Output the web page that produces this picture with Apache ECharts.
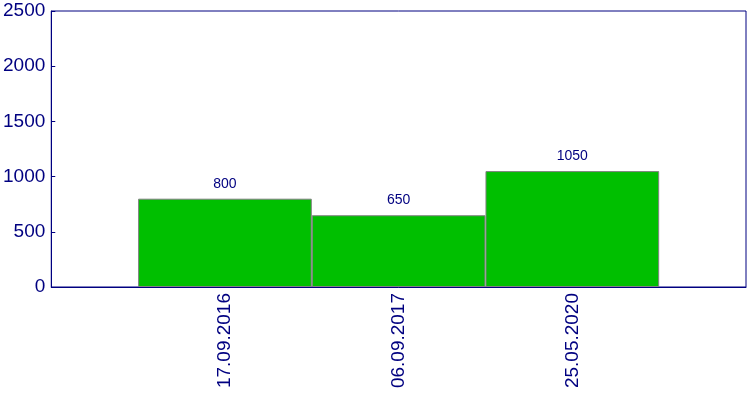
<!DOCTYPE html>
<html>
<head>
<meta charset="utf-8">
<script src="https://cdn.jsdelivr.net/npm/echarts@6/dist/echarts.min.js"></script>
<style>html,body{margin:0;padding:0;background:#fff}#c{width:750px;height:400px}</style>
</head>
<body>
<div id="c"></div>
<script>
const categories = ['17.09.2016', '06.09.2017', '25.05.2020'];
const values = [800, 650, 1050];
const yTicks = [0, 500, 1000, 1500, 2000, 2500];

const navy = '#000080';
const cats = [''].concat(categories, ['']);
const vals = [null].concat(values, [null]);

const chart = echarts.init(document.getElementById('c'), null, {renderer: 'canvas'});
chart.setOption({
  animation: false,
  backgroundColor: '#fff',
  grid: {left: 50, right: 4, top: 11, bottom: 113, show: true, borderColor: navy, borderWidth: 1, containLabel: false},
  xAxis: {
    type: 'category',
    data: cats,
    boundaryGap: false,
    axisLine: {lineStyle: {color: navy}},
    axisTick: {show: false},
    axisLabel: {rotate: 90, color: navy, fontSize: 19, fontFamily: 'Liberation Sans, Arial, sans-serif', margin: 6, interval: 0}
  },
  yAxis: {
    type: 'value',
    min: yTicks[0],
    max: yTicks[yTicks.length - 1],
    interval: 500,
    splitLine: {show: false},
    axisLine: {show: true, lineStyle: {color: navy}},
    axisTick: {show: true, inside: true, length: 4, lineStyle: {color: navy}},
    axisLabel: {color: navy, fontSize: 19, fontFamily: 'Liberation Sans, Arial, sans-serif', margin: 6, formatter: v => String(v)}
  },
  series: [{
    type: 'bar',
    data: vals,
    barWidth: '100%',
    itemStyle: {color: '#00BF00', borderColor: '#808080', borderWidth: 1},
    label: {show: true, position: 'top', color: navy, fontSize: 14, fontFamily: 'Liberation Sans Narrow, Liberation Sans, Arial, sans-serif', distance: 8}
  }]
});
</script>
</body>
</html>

########

▶ **Short task**: Write the full listing out again with every line unchanged, but include no pictures.

▶ **Finished exercise**:
Output the web page that produces this picture with Apache ECharts.
<!DOCTYPE html>
<html>
<head>
<meta charset="utf-8">
<script src="https://cdn.jsdelivr.net/npm/echarts@6/dist/echarts.min.js"></script>
<style>html,body{margin:0;padding:0;background:#fff}#c{width:750px;height:400px}</style>
</head>
<body>
<div id="c"></div>
<script>
const categories = ['17.09.2016', '06.09.2017', '25.05.2020'];
const values = [800, 650, 1050];
const yTicks = [0, 500, 1000, 1500, 2000, 2500];

const navy = '#000080';
const cats = [''].concat(categories, ['']);
const vals = [null].concat(values, [null]);

const chart = echarts.init(document.getElementById('c'), null, {renderer: 'canvas'});
chart.setOption({
  animation: false,
  backgroundColor: '#fff',
  grid: {left: 50, right: 4, top: 11, bottom: 113, show: true, borderColor: navy, borderWidth: 1, containLabel: false},
  xAxis: {
    type: 'category',
    data: cats,
    boundaryGap: false,
    axisLine: {lineStyle: {color: navy}},
    axisTick: {show: false},
    axisLabel: {rotate: 90, color: navy, fontSize: 19, fontFamily: 'Liberation Sans, Arial, sans-serif', margin: 6, interval: 0}
  },
  yAxis: {
    type: 'value',
    min: yTicks[0],
    max: yTicks[yTicks.length - 1],
    interval: 500,
    splitLine: {show: false},
    axisLine: {show: true, lineStyle: {color: navy}},
    axisTick: {show: true, inside: true, length: 4, lineStyle: {color: navy}},
    axisLabel: {color: navy, fontSize: 19, fontFamily: 'Liberation Sans, Arial, sans-serif', margin: 6, formatter: v => String(v)}
  },
  series: [{
    type: 'bar',
    data: vals,
    barWidth: '100%',
    itemStyle: {color: '#00BF00', borderColor: '#808080', borderWidth: 1},
    label: {show: true, position: 'top', color: navy, fontSize: 14, fontFamily: 'Liberation Sans Narrow, Liberation Sans, Arial, sans-serif', distance: 8}
  }]
});
</script>
</body>
</html>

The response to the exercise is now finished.